Extracted records
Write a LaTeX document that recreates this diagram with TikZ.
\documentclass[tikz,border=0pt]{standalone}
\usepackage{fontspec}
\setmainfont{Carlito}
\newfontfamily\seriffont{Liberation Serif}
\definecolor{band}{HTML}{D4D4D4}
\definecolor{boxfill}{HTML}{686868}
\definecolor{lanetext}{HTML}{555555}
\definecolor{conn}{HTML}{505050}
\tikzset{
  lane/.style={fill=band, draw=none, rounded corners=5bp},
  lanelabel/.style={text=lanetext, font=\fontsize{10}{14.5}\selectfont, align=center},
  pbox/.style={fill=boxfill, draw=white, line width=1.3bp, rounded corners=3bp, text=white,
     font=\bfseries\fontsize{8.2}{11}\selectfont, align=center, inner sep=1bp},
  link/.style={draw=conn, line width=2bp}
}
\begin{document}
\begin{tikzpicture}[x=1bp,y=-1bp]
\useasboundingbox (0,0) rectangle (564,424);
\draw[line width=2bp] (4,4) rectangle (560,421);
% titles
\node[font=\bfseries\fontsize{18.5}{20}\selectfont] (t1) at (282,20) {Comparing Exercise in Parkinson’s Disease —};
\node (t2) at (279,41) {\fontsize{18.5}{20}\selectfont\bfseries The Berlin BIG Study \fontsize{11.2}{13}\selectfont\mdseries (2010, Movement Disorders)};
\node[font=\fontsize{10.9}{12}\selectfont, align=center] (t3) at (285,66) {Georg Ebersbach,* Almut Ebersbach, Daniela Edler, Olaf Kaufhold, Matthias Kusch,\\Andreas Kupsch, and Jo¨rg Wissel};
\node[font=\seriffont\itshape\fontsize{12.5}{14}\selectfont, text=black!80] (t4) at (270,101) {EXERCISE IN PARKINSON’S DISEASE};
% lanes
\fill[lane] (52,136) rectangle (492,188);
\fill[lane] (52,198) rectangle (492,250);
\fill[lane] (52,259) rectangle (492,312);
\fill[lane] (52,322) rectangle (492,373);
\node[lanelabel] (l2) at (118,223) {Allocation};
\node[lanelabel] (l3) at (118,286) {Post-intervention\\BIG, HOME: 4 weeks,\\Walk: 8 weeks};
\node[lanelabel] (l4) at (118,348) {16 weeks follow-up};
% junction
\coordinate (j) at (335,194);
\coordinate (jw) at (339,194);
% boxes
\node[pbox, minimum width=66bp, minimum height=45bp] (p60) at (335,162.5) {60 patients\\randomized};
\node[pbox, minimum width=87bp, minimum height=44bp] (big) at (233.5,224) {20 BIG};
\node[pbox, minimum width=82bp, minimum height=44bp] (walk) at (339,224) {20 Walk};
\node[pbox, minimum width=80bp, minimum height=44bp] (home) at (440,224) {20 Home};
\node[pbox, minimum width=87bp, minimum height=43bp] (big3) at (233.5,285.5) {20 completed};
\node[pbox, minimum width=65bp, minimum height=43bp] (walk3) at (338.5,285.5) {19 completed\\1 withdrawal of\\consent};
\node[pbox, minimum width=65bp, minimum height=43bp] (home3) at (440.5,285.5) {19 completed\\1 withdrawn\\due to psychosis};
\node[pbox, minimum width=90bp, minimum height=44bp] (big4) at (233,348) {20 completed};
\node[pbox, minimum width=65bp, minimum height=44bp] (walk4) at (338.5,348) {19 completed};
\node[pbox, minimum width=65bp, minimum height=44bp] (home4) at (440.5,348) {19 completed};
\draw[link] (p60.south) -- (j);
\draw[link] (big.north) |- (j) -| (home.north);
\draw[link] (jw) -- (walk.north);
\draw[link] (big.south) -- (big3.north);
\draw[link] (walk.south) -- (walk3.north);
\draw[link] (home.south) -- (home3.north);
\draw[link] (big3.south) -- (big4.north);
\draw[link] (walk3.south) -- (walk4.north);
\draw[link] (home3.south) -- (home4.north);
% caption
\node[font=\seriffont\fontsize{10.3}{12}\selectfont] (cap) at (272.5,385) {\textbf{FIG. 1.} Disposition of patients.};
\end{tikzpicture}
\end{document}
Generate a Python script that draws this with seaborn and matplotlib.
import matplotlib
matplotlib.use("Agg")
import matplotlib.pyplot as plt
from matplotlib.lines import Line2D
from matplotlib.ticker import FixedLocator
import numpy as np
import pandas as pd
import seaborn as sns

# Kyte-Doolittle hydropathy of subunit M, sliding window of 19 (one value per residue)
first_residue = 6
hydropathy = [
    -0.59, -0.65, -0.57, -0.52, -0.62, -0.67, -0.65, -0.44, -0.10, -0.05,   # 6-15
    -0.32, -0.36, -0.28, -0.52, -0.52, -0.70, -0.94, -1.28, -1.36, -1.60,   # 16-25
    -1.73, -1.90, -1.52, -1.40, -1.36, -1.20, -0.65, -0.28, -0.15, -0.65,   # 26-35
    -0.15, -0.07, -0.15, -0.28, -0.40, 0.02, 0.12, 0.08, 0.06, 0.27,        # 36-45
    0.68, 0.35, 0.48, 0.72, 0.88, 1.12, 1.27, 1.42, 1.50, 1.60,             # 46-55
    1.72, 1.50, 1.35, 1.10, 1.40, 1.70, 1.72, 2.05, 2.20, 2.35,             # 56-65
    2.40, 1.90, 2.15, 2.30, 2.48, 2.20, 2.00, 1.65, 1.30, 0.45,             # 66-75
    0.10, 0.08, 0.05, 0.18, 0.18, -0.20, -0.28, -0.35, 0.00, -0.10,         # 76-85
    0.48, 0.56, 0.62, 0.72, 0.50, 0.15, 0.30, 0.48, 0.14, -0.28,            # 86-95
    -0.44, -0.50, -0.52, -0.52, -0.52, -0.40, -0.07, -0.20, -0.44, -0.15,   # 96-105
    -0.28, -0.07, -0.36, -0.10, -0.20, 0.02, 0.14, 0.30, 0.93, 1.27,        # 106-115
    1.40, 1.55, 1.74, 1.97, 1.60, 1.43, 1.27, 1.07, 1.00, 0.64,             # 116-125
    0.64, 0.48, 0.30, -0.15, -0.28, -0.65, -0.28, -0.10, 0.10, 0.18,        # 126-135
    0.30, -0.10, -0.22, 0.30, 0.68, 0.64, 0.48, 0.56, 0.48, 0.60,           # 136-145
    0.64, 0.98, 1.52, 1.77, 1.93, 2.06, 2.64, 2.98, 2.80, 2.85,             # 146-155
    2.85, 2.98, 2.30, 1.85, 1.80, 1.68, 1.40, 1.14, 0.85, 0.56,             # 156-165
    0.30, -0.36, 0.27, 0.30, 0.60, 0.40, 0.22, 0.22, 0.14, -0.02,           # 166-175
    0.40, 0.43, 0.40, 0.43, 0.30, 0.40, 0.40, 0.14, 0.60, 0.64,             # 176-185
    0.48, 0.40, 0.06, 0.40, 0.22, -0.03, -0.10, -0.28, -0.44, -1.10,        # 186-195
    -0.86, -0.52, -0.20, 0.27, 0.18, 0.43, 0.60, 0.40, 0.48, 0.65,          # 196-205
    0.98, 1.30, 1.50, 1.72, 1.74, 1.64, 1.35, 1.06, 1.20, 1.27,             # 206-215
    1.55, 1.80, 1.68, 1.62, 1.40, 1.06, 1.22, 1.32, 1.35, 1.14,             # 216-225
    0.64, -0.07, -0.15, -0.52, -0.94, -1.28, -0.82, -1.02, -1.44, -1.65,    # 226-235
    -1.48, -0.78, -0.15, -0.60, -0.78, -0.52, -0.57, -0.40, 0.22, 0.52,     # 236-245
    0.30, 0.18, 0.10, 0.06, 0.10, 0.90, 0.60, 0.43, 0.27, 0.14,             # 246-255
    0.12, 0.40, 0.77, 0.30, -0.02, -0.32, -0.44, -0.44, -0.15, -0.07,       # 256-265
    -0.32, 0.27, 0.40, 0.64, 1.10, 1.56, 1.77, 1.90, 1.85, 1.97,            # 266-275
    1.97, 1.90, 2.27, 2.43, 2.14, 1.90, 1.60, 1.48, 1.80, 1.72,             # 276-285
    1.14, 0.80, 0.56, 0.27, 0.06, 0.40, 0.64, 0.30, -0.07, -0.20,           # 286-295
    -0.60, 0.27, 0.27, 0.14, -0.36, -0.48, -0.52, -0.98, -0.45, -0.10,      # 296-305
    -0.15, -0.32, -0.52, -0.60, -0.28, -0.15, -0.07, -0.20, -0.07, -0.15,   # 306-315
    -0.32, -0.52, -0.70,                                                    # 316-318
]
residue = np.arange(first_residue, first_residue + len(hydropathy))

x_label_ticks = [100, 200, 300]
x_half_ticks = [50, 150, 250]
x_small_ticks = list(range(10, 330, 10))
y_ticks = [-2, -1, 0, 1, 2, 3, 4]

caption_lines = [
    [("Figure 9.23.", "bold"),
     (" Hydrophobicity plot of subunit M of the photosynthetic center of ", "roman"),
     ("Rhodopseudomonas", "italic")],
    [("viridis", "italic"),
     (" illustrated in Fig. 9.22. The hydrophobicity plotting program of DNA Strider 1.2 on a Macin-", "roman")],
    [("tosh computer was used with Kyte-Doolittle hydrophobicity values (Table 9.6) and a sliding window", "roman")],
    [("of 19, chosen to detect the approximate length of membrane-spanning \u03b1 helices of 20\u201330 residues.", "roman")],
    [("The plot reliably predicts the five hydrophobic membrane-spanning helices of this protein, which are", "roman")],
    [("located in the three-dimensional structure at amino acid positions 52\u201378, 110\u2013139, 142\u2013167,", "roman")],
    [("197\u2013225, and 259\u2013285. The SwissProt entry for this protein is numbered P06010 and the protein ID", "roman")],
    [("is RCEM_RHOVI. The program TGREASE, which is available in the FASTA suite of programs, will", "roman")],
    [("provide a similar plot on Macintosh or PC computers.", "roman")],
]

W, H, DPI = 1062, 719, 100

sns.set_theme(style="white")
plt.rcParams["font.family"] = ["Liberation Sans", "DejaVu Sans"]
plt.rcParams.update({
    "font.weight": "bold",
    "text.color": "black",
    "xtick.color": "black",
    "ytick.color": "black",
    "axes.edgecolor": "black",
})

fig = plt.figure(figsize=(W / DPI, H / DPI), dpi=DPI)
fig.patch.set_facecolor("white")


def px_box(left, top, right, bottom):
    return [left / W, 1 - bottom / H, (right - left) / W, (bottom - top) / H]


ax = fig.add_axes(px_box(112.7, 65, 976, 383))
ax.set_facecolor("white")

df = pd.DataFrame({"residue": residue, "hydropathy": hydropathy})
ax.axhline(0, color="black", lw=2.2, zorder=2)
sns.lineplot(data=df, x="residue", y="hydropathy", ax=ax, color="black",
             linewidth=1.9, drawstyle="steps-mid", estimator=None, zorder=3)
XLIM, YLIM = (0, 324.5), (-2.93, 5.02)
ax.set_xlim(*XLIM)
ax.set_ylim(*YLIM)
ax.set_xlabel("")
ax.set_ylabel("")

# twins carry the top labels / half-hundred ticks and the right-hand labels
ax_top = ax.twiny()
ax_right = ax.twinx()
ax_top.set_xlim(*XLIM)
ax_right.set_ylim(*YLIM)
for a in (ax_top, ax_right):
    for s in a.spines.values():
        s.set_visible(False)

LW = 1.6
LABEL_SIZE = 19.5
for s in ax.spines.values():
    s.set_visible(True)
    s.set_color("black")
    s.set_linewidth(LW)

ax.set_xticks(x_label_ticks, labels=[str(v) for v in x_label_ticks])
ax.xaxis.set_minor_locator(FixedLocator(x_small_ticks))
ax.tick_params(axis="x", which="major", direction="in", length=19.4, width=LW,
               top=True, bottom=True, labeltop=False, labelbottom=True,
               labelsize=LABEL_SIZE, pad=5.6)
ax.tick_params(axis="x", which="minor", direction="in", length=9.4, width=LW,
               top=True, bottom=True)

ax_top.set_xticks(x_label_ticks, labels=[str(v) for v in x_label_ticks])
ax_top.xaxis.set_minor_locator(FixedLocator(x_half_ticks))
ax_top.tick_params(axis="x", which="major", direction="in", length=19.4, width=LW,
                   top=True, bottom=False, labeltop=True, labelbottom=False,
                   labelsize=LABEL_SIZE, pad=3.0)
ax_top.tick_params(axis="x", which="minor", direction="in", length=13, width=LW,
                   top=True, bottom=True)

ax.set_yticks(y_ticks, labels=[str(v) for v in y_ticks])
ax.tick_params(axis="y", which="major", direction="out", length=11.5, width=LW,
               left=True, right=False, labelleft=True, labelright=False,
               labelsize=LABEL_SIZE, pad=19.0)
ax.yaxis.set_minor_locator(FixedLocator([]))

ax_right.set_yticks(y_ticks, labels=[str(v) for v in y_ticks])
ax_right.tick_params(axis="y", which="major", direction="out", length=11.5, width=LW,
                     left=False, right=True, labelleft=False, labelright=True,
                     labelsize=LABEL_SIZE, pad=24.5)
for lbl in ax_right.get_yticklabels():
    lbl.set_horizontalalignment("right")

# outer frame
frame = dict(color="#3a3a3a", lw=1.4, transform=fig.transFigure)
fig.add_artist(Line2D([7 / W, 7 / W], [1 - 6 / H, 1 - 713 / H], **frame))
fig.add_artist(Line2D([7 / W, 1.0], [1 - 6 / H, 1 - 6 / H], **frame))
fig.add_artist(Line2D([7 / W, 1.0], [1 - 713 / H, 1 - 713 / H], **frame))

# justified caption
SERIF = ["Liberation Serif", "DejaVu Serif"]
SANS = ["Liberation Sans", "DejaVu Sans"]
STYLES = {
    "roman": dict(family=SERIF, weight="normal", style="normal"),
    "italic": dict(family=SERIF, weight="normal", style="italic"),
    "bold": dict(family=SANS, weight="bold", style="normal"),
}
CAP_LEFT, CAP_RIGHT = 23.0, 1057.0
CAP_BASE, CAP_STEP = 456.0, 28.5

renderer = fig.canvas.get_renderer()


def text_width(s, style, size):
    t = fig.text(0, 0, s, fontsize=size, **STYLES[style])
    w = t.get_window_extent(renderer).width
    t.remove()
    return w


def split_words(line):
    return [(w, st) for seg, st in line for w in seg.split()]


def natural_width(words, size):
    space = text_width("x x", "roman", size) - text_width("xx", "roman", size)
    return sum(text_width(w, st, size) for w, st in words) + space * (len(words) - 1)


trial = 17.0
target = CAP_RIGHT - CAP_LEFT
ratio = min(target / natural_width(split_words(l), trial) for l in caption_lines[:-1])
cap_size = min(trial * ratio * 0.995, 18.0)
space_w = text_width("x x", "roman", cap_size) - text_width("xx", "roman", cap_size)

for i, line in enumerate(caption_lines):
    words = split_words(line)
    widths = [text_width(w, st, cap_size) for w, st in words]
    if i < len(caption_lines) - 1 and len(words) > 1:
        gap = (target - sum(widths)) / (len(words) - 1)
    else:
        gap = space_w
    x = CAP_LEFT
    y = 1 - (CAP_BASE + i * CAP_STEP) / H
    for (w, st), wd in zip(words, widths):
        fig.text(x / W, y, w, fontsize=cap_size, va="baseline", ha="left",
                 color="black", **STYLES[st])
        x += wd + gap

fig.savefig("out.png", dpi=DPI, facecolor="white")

## Work to complete:
Quote exactly the lines running from the line with "Generate a Python" through the line with "import seaborn as sns", both ends included, and nothing more.

## The solution:
Generate a Python script that draws this with seaborn and matplotlib.
import matplotlib
matplotlib.use("Agg")
import matplotlib.pyplot as plt
from matplotlib.lines import Line2D
from matplotlib.ticker import FixedLocator
import numpy as np
import pandas as pd
import seaborn as sns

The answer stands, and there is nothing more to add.